- [BRIEF]: Images are not part of the copy; write out the rest of the data exactly as given.

── SOURCE EXCERPT ──

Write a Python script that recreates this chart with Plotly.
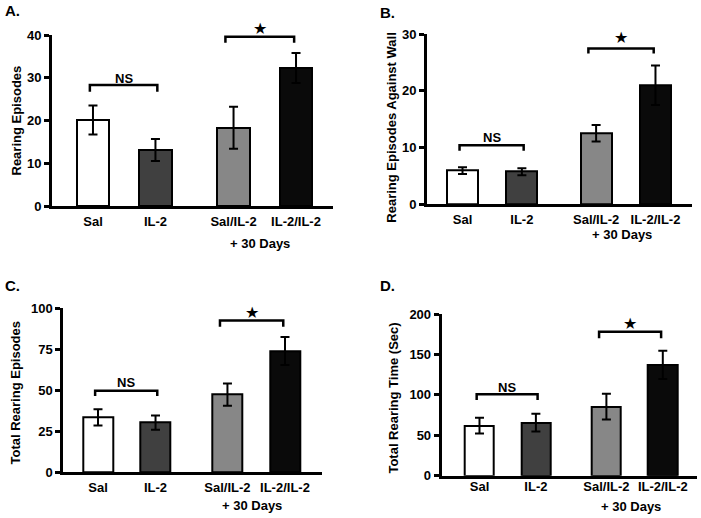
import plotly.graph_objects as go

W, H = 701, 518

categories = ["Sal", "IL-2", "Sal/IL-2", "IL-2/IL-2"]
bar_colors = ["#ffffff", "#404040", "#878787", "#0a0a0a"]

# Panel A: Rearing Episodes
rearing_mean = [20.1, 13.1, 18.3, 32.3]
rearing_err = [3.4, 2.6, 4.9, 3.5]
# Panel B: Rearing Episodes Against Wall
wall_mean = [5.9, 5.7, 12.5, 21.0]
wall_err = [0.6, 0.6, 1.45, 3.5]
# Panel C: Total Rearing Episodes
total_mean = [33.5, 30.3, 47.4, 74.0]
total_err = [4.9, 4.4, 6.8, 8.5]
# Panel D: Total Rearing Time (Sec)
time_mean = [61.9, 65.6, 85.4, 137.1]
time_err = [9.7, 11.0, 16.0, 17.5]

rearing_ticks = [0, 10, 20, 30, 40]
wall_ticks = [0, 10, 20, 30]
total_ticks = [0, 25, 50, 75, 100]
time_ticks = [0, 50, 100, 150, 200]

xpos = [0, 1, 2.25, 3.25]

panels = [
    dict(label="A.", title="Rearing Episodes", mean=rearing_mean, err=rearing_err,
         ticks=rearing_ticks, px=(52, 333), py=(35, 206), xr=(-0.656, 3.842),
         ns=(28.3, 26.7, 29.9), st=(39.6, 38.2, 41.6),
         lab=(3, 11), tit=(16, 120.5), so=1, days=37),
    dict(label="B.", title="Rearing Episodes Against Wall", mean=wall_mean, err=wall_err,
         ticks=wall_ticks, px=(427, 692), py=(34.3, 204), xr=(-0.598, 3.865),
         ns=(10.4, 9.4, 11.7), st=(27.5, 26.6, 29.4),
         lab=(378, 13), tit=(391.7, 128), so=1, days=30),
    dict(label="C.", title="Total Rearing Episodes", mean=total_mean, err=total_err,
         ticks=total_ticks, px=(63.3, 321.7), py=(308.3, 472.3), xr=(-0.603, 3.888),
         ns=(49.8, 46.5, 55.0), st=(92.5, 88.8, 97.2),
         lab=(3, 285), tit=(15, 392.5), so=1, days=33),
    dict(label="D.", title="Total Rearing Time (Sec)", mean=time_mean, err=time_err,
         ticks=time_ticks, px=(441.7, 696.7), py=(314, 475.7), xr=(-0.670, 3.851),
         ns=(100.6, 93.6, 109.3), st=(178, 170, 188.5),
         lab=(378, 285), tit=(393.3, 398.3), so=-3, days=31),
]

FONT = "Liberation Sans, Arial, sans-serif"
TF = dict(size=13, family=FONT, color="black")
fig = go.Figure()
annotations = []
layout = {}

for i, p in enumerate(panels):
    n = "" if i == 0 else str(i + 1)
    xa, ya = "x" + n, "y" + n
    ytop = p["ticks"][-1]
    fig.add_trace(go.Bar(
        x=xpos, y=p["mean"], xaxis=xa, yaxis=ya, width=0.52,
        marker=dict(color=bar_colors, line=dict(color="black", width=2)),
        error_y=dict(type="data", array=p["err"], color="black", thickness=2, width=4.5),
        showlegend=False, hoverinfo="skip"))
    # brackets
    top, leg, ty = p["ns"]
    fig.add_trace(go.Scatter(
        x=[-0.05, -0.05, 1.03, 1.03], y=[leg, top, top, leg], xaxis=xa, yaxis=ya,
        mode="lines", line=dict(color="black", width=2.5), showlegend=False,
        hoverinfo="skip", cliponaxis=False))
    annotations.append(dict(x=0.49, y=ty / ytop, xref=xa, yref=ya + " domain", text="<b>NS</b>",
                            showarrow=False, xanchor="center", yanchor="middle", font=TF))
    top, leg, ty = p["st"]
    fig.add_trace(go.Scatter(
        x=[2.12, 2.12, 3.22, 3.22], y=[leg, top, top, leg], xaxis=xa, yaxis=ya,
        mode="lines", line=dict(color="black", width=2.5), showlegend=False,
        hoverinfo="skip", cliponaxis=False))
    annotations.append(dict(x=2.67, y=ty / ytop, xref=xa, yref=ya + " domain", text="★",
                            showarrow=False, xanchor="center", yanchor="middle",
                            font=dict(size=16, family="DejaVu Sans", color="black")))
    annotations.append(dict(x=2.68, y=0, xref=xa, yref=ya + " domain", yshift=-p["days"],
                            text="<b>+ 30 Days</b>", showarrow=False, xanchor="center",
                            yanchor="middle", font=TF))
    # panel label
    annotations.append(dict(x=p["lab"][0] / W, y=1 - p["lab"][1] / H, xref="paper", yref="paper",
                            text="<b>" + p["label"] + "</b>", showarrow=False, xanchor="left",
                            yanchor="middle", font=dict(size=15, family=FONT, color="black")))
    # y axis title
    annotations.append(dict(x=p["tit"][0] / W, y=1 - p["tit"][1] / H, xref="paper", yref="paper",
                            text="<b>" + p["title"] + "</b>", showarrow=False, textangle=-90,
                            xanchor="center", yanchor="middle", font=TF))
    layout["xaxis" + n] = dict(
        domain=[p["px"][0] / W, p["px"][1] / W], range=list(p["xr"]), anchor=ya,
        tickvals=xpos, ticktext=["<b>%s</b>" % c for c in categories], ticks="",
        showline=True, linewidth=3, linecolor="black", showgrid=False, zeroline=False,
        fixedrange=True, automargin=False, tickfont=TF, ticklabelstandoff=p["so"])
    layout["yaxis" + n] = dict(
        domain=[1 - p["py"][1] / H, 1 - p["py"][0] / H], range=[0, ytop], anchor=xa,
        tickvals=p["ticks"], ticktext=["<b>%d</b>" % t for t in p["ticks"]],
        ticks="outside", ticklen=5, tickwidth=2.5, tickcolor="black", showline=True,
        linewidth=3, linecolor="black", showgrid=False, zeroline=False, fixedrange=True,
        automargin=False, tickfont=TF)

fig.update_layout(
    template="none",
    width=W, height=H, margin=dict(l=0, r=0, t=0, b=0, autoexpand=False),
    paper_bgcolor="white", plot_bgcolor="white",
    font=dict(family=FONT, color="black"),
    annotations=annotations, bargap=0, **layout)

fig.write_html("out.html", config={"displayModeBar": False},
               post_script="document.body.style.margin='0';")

───

- [OUTPUT]:
Write a Python script that recreates this chart with Plotly.
import plotly.graph_objects as go

W, H = 701, 518

categories = ["Sal", "IL-2", "Sal/IL-2", "IL-2/IL-2"]
bar_colors = ["#ffffff", "#404040", "#878787", "#0a0a0a"]

# Panel A: Rearing Episodes
rearing_mean = [20.1, 13.1, 18.3, 32.3]
rearing_err = [3.4, 2.6, 4.9, 3.5]
# Panel B: Rearing Episodes Against Wall
wall_mean = [5.9, 5.7, 12.5, 21.0]
wall_err = [0.6, 0.6, 1.45, 3.5]
# Panel C: Total Rearing Episodes
total_mean = [33.5, 30.3, 47.4, 74.0]
total_err = [4.9, 4.4, 6.8, 8.5]
# Panel D: Total Rearing Time (Sec)
time_mean = [61.9, 65.6, 85.4, 137.1]
time_err = [9.7, 11.0, 16.0, 17.5]

rearing_ticks = [0, 10, 20, 30, 40]
wall_ticks = [0, 10, 20, 30]
total_ticks = [0, 25, 50, 75, 100]
time_ticks = [0, 50, 100, 150, 200]

xpos = [0, 1, 2.25, 3.25]

panels = [
    dict(label="A.", title="Rearing Episodes", mean=rearing_mean, err=rearing_err,
         ticks=rearing_ticks, px=(52, 333), py=(35, 206), xr=(-0.656, 3.842),
         ns=(28.3, 26.7, 29.9), st=(39.6, 38.2, 41.6),
         lab=(3, 11), tit=(16, 120.5), so=1, days=37),
    dict(label="B.", title="Rearing Episodes Against Wall", mean=wall_mean, err=wall_err,
         ticks=wall_ticks, px=(427, 692), py=(34.3, 204), xr=(-0.598, 3.865),
         ns=(10.4, 9.4, 11.7), st=(27.5, 26.6, 29.4),
         lab=(378, 13), tit=(391.7, 128), so=1, days=30),
    dict(label="C.", title="Total Rearing Episodes", mean=total_mean, err=total_err,
         ticks=total_ticks, px=(63.3, 321.7), py=(308.3, 472.3), xr=(-0.603, 3.888),
         ns=(49.8, 46.5, 55.0), st=(92.5, 88.8, 97.2),
         lab=(3, 285), tit=(15, 392.5), so=1, days=33),
    dict(label="D.", title="Total Rearing Time (Sec)", mean=time_mean, err=time_err,
         ticks=time_ticks, px=(441.7, 696.7), py=(314, 475.7), xr=(-0.670, 3.851),
         ns=(100.6, 93.6, 109.3), st=(178, 170, 188.5),
         lab=(378, 285), tit=(393.3, 398.3), so=-3, days=31),
]

FONT = "Liberation Sans, Arial, sans-serif"
TF = dict(size=13, family=FONT, color="black")
fig = go.Figure()
annotations = []
layout = {}

for i, p in enumerate(panels):
    n = "" if i == 0 else str(i + 1)
    xa, ya = "x" + n, "y" + n
    ytop = p["ticks"][-1]
    fig.add_trace(go.Bar(
        x=xpos, y=p["mean"], xaxis=xa, yaxis=ya, width=0.52,
        marker=dict(color=bar_colors, line=dict(color="black", width=2)),
        error_y=dict(type="data", array=p["err"], color="black", thickness=2, width=4.5),
        showlegend=False, hoverinfo="skip"))
    # brackets
    top, leg, ty = p["ns"]
    fig.add_trace(go.Scatter(
        x=[-0.05, -0.05, 1.03, 1.03], y=[leg, top, top, leg], xaxis=xa, yaxis=ya,
        mode="lines", line=dict(color="black", width=2.5), showlegend=False,
        hoverinfo="skip", cliponaxis=False))
    annotations.append(dict(x=0.49, y=ty / ytop, xref=xa, yref=ya + " domain", text="<b>NS</b>",
                            showarrow=False, xanchor="center", yanchor="middle", font=TF))
    top, leg, ty = p["st"]
    fig.add_trace(go.Scatter(
        x=[2.12, 2.12, 3.22, 3.22], y=[leg, top, top, leg], xaxis=xa, yaxis=ya,
        mode="lines", line=dict(color="black", width=2.5), showlegend=False,
        hoverinfo="skip", cliponaxis=False))
    annotations.append(dict(x=2.67, y=ty / ytop, xref=xa, yref=ya + " domain", text="★",
                            showarrow=False, xanchor="center", yanchor="middle",
                            font=dict(size=16, family="DejaVu Sans", color="black")))
    annotations.append(dict(x=2.68, y=0, xref=xa, yref=ya + " domain", yshift=-p["days"],
                            text="<b>+ 30 Days</b>", showarrow=False, xanchor="center",
                            yanchor="middle", font=TF))
    # panel label
    annotations.append(dict(x=p["lab"][0] / W, y=1 - p["lab"][1] / H, xref="paper", yref="paper",
                            text="<b>" + p["label"] + "</b>", showarrow=False, xanchor="left",
                            yanchor="middle", font=dict(size=15, family=FONT, color="black")))
    # y axis title
    annotations.append(dict(x=p["tit"][0] / W, y=1 - p["tit"][1] / H, xref="paper", yref="paper",
                            text="<b>" + p["title"] + "</b>", showarrow=False, textangle=-90,
                            xanchor="center", yanchor="middle", font=TF))
    layout["xaxis" + n] = dict(
        domain=[p["px"][0] / W, p["px"][1] / W], range=list(p["xr"]), anchor=ya,
        tickvals=xpos, ticktext=["<b>%s</b>" % c for c in categories], ticks="",
        showline=True, linewidth=3, linecolor="black", showgrid=False, zeroline=False,
        fixedrange=True, automargin=False, tickfont=TF, ticklabelstandoff=p["so"])
    layout["yaxis" + n] = dict(
        domain=[1 - p["py"][1] / H, 1 - p["py"][0] / H], range=[0, ytop], anchor=xa,
        tickvals=p["ticks"], ticktext=["<b>%d</b>" % t for t in p["ticks"]],
        ticks="outside", ticklen=5, tickwidth=2.5, tickcolor="black", showline=True,
        linewidth=3, linecolor="black", showgrid=False, zeroline=False, fixedrange=True,
        automargin=False, tickfont=TF)

fig.update_layout(
    template="none",
    width=W, height=H, margin=dict(l=0, r=0, t=0, b=0, autoexpand=False),
    paper_bgcolor="white", plot_bgcolor="white",
    font=dict(family=FONT, color="black"),
    annotations=annotations, bargap=0, **layout)

fig.write_html("out.html", config={"displayModeBar": False},
               post_script="document.body.style.margin='0';")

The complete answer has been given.